Sono usciti con le ossa rotte molti dei figli e dei nipoti di quei capitani d’industria che nel dopoguerra contribuirono alla rinascita del paese e che avevano costruito il loro potere su una solida rete di relazioni politiche bipartisan. La stampa, più comprensibilmente quella locale, non ha mostrato una capacità e una volontà di indagine e di denuncia pari a quella delle grandi campagne di inchiesta nazionali o internazionali. Il cambiamento può avvenire affidandosi a forze esterne, come facevano principi e duchi degli antichi Stati Italiani, accettando il ruolo egemonica degli Stati Nazionali del tempo.

Oppure si può far leva su strumenti costruiti d’intesa con le Istituzioni della Ue, come sta agendo il Governo italiano. La morale però è semplice, chi non governa lascia inesorabilmente ad altri il compito di farlo. Ma cosa possono fare gli stakeholders, in primo luogo i lavoratori dipendenti, che rischiano di pagare un prezzo altissimo? È necessaria un’azione incisiva delle organizzazioni sindacali che devono imporre una cogestione trasparente del risanamento del settore. Occorre la consapevolezza che la piena assunzione delle proprie responsabilità da parte di ciascuno dei soggetti in campo, è condizione necessaria per ridurre i danni più gravi.

Ma poiché nessuno ha l’anello al naso occorrono serie garanzie. Negli anni ottanta negli Stati Uniti le importazioni di acciaio e di automobili misero in ginocchio produttori nazionali. Nello stesso tempo il trasporto aereo, allora simboleggiato da Twa e Pan Am fu travolto da una profonda crisi. Un contributo importante venne dalla destinazione di quote parte delle retribuzioni (presenti e future) all’aumento di capitale delle società dando vita a consistenti partecipazioni azionarie dei lavoratori, rappresentati nei consigli di amministrazione.

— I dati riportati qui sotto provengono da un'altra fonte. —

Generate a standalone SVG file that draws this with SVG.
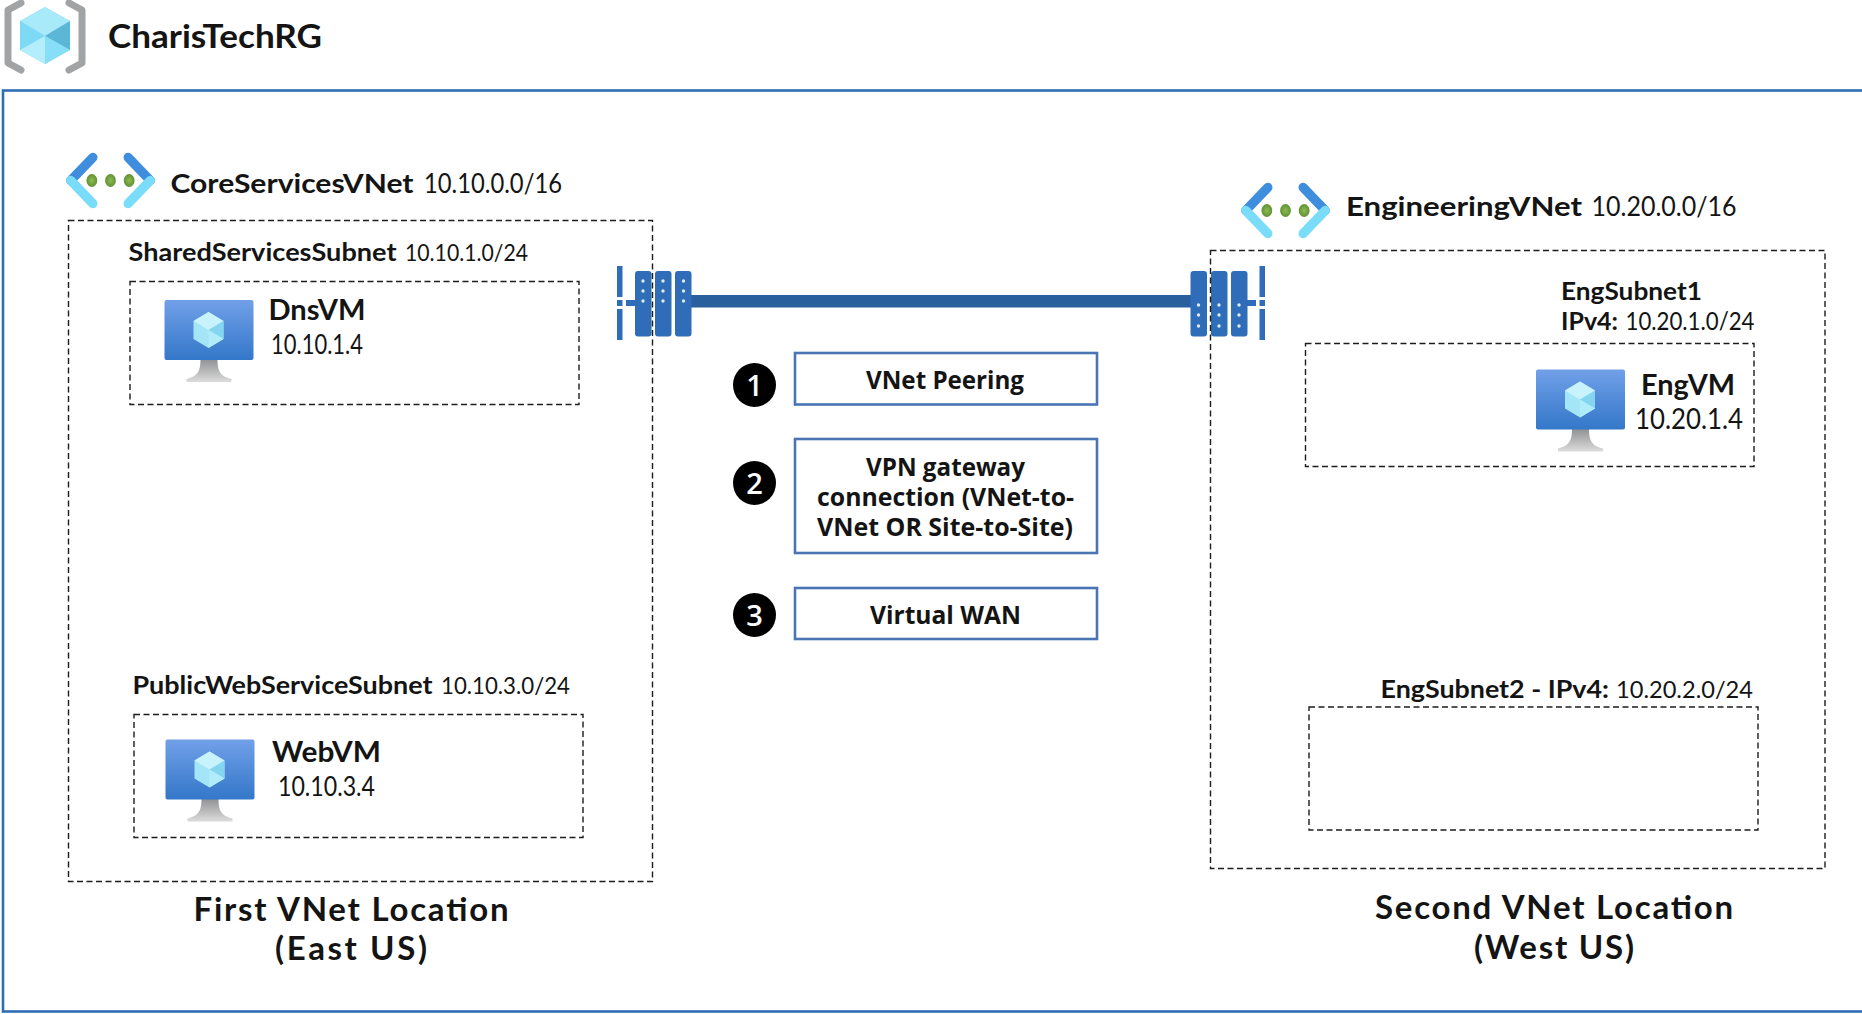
<svg xmlns="http://www.w3.org/2000/svg" width="1862" height="1014" viewBox="0 0 1862 1014">
<style>
text{fill:#141414;font-family:"Lato","Open Sans","Liberation Sans",sans-serif}
.b{font-weight:700}
.r{font-weight:400}
.box{font-family:"Open Sans","Noto Sans","Liberation Sans",sans-serif;font-weight:700;font-size:25px}
.num{font-family:"Open Sans","Noto Sans","Liberation Sans",sans-serif;font-weight:600;font-size:29px;fill:#fff;text-anchor:middle}
.dash{fill:none;stroke:#1c1c1c;stroke-width:1.4;stroke-dasharray:6 3.5}
.opt{fill:#fff;stroke:#4a74b4;stroke-width:2.6}
.gw{fill:#2f6db8}
.dot{fill:#dfeaf6}
</style>
<defs>
<linearGradient id="scr" x1="0" y1="0" x2="0" y2="1"><stop offset="0" stop-color="#71a0e8"/><stop offset="1" stop-color="#3477c9"/></linearGradient>
<linearGradient id="std" x1="0" y1="0" x2="0" y2="1"><stop offset="0" stop-color="#8f9092"/><stop offset="1" stop-color="#dcdcdc"/></linearGradient>
<radialGradient id="grn"><stop offset="0" stop-color="#8dbb4e"/><stop offset="1" stop-color="#5f9236"/></radialGradient>
<symbol id="vnet" viewBox="-46 -28 92 56" overflow="visible">
<path d="M-40.500 0L-18 -23.500M40.500 0L18 -23.500" fill="none" stroke="#3f8ede" stroke-width="9.500" stroke-linecap="round"/>
<path d="M-40.500 0L-18 23.500M40.500 0L18 23.500" fill="none" stroke="#79dcf8" stroke-width="9.500" stroke-linecap="round"/>
<ellipse cx="-19" cy="0" rx="5.500" ry="6.500" fill="url(#grn)"/><ellipse cx="0" cy="0" rx="5.500" ry="6.500" fill="url(#grn)"/><ellipse cx="19" cy="0" rx="5.500" ry="6.500" fill="url(#grn)"/>
</symbol>
<symbol id="vm" viewBox="0 0 89 83" overflow="visible">
<path d="M36 59H53C53 72 56 76 67 79V82H22V79C33 76 36 72 36 59Z" fill="url(#std)"/>
<rect x="0" y="0" width="89" height="60" rx="2" fill="url(#scr)"/>
<path d="M44 12L59 21V39L44 48L29 39V21Z" fill="#a4e6f8"/>
<path d="M44 12L59 21L44 30L29 21Z" fill="#c8f2fc"/>
<path d="M59 21V39L44 30Z" fill="#84d6f0"/>
<path d="M44 30L44 48L59 39Z" fill="#b0ecfa"/>
</symbol>
</defs>

<rect id="frame" x="3" y="90.500" width="1880" height="921" fill="none" stroke="#2e6fb3" stroke-width="2.600"/>

<g id="resource-group">
<path d="M21 3L8 10V63L21 70M69 3L82 10V63L69 70" fill="none" stroke="#a2a3a5" stroke-width="7" stroke-linejoin="round" stroke-linecap="round"/>
<path d="M45 7L70 21V50L45 64L20 50V21Z" fill="#86dcf5"/>
<path d="M45 7L70 21L45 36L20 21Z" fill="#a8e9fa"/>
<path d="M70 21V50L45 36Z" fill="#5cb6d6"/>
<path d="M20 21V50L45 36Z" fill="#7ed9f4"/>
<path d="M20 50L45 36V64Z" fill="#b4edfb"/>
<path d="M70 50L45 36V64Z" fill="#86dff7"/>
<text class="b" x="108" y="48" font-size="32" textLength="214" lengthAdjust="spacingAndGlyphs">CharisTechRG</text>
</g>

<g id="connectors">
<rect x="691" y="295" width="500" height="12.500" fill="#2a5f9e"/>
</g>

<g id="gateway-left">
<rect class="gw" x="617" y="266" width="5.500" height="31"/><rect class="gw" x="617" y="300" width="5.500" height="6"/><rect class="gw" x="617" y="309" width="5.500" height="31"/>
<rect class="gw" x="626" y="300" width="10" height="6"/>
<rect class="gw" x="635" y="271" width="16.500" height="65.500" rx="3"/><rect class="gw" x="655" y="271" width="16.500" height="65.500" rx="3"/><rect class="gw" x="675" y="271" width="16.500" height="65.500" rx="3"/>
<g class="dot"><circle cx="643" cy="281" r="1.700"/><circle cx="643" cy="291" r="1.700"/><circle cx="643" cy="301" r="1.700"/><circle cx="663" cy="281" r="1.700"/><circle cx="663" cy="291" r="1.700"/><circle cx="663" cy="301" r="1.700"/><circle cx="683.500" cy="281" r="1.700"/><circle cx="683.500" cy="291" r="1.700"/><circle cx="683.500" cy="301" r="1.700"/></g>
</g>
<g id="gateway-right">
<rect class="gw" x="1259.500" y="266" width="5.500" height="31"/><rect class="gw" x="1259.500" y="300" width="5.500" height="6"/><rect class="gw" x="1259.500" y="309" width="5.500" height="31"/>
<rect class="gw" x="1247" y="300" width="9" height="6"/>
<rect class="gw" x="1190.500" y="271" width="16.500" height="65.500" rx="3"/><rect class="gw" x="1211" y="271" width="16.500" height="65.500" rx="3"/><rect class="gw" x="1231" y="271" width="16.500" height="65.500" rx="3"/>
<g class="dot"><circle cx="1198.500" cy="305" r="1.700"/><circle cx="1198.500" cy="315" r="1.700"/><circle cx="1198.500" cy="326" r="1.700"/><circle cx="1219" cy="305" r="1.700"/><circle cx="1219" cy="315" r="1.700"/><circle cx="1219" cy="326" r="1.700"/><circle cx="1239" cy="305" r="1.700"/><circle cx="1239" cy="315" r="1.700"/><circle cx="1239" cy="326" r="1.700"/></g>
</g>

<g id="core-vnet">
<use href="#vnet" x="65" y="153" width="91" height="55"/>
<text class="b" x="170.500" y="193" font-size="27" textLength="243" lengthAdjust="spacingAndGlyphs">CoreServicesVNet</text>
<text class="r" x="424" y="193" font-size="27" textLength="138" lengthAdjust="spacingAndGlyphs">10.10.0.0/16</text>
<rect class="dash" x="68.500" y="220.500" width="584" height="661"/>
<text class="b" x="128.500" y="261" font-size="24" textLength="268" lengthAdjust="spacingAndGlyphs">SharedServicesSubnet</text>
<text class="r" x="405" y="261" font-size="24" textLength="123" lengthAdjust="spacingAndGlyphs">10.10.1.0/24</text>
<text class="b" x="132.500" y="694" font-size="24" textLength="300" lengthAdjust="spacingAndGlyphs">PublicWebServiceSubnet</text>
<text class="r" x="441" y="694" font-size="24" textLength="129" lengthAdjust="spacingAndGlyphs">10.10.3.0/24</text>
<text class="b" x="351" y="921" font-size="33" text-anchor="middle" textLength="315" lengthAdjust="spacing">First VNet Location</text>
<text class="b" x="351" y="960" font-size="33" text-anchor="middle" textLength="152" lengthAdjust="spacing">(East US)</text>
</g>
<g id="dns-subnet">
<rect class="dash" x="130" y="281.500" width="449" height="123"/>
<use href="#vm" x="164.500" y="300" width="89" height="83"/>
<text class="b" x="268.500" y="320" font-size="28" textLength="97" lengthAdjust="spacingAndGlyphs">DnsVM</text>
<text class="r" x="271" y="354" font-size="26" textLength="92" lengthAdjust="spacingAndGlyphs">10.10.1.4</text>
</g>
<g id="web-subnet">
<rect class="dash" x="134" y="714.500" width="449" height="123"/>
<use href="#vm" x="165.500" y="739.500" width="89" height="83"/>
<text class="b" x="272" y="762" font-size="28" textLength="109" lengthAdjust="spacingAndGlyphs">WebVM</text>
<text class="r" x="278" y="795.500" font-size="26" textLength="97" lengthAdjust="spacingAndGlyphs">10.10.3.4</text>
</g>

<g id="legend">
<rect class="opt" x="795" y="353" width="302" height="51.500"/>
<rect class="opt" x="795" y="439" width="302" height="114"/>
<rect class="opt" x="795" y="588" width="302" height="51"/>
<ellipse cx="754.500" cy="385" rx="21.500" ry="22" fill="#000"/><text class="num" x="754.500" y="396">1</text>
<ellipse cx="754.500" cy="483" rx="21.500" ry="22" fill="#000"/><text class="num" x="754.500" y="494">2</text>
<ellipse cx="754.500" cy="615" rx="21.500" ry="22" fill="#000"/><text class="num" x="754.500" y="626">3</text>
<text class="box" x="866" y="389" textLength="158" lengthAdjust="spacingAndGlyphs">VNet Peering</text>
<text class="box"><tspan x="866" y="475.500" textLength="159" lengthAdjust="spacingAndGlyphs">VPN gateway</tspan><tspan x="817" y="505.500" textLength="257" lengthAdjust="spacingAndGlyphs">connection (VNet-to-</tspan><tspan x="817" y="536" textLength="256" lengthAdjust="spacingAndGlyphs">VNet OR Site-to-Site)</tspan></text>
<text class="box" x="870" y="624" textLength="151" lengthAdjust="spacingAndGlyphs">Virtual WAN</text>
</g>

<g id="engineering-vnet">
<use href="#vnet" x="1239" y="183" width="93" height="55"/>
<text class="b" x="1346" y="216" font-size="27" textLength="236" lengthAdjust="spacingAndGlyphs">EngineeringVNet</text>
<text class="r" x="1591.500" y="216" font-size="27" textLength="145" lengthAdjust="spacingAndGlyphs">10.20.0.0/16</text>
<rect class="dash" x="1210.500" y="250.500" width="614.500" height="618"/>
<text class="b" x="1554" y="919" font-size="33" text-anchor="middle" textLength="358" lengthAdjust="spacing">Second VNet Location</text>
<text class="b" x="1554" y="959" font-size="33" text-anchor="middle" textLength="160" lengthAdjust="spacing">(West US)</text>
</g>
<g id="eng-subnet1">
<text class="b" x="1561" y="300" font-size="25" textLength="141" lengthAdjust="spacingAndGlyphs">EngSubnet1</text>
<text class="b" x="1561" y="330" font-size="25" textLength="57" lengthAdjust="spacingAndGlyphs">IPv4:</text>
<text class="r" x="1625.500" y="330" font-size="25" textLength="129" lengthAdjust="spacingAndGlyphs">10.20.1.0/24</text>
<rect class="dash" x="1305.500" y="343.500" width="448.500" height="123"/>
<use href="#vm" x="1536" y="369.500" width="89" height="83"/>
<text class="b" x="1641" y="395" font-size="28" textLength="94" lengthAdjust="spacingAndGlyphs">EngVM</text>
<text class="r" x="1635" y="428.500" font-size="28" textLength="108" lengthAdjust="spacingAndGlyphs">10.20.1.4</text>
</g>
<g id="eng-subnet2">
<text class="b" x="1380.500" y="698" font-size="24" textLength="228.500" lengthAdjust="spacingAndGlyphs">EngSubnet2 - IPv4:</text>
<text class="r" x="1616" y="698" font-size="24" textLength="137" lengthAdjust="spacingAndGlyphs">10.20.2.0/24</text>
<rect class="dash" x="1309" y="707" width="449" height="123"/>
</g>
</svg>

Una parte minoritaria del sindacato americano definì polemicamente queste intese, peraltro accettate col voto di tutti gli interessati, come “buy back dealing”, accordi di restituzione. Certo non è tutto oro quello che luccica. Non tutte le realtà coinvolte sopravvissero alla crisi, ma la cura nel suo insieme funzionò. Ancora oggi quel modello è ancora in atto per milioni di lavoratori, con circa un milione di dipendenti che controllano la maggioranza assoluta della propria azienda. Ragioni economiche, sociali, culturali e politiche inducono a non trasferire meccanicamente le esperienze di una realtà come quella americana in un paese europeo come l’Italia.

Ma l’esigenza di uno scambio forte tra impresa e lavoratori, sulla base di vasti interessi comuni, è condizioni per creare un rapporto davvero paritario sulle scelte strategiche che garantisca una efficace difesa dei posti di lavoro. Nel caso delle banche, ma non solo, senza una proposta forte rimarrebbe al sindacato una posizione di difesa, del tutto comprensibile ma molto debole che rischierebbe di essere travolta da ristrutturazioni a senso unico senza garanzia alcuna.

In questi giorni dovrebbe materializzarsi un decreto per incentivare la distribuzione delle azioni ai dipendenti ma sembra che le risorse disponibili siano scarse. Forse è il caso di farlo diventare uno strumento davvero efficace di “share economy”. Come ogni cittadino, nel bene e nel male è di fatto azionista partner della proprietà comune, così al livello delle singole imprese, i lavoratori dovrebbero divenire partners dell’attività economica in una logica partecipativa che tolga all’inevitabile (e necessario) conflitto sindacale ogni carattere antagonista.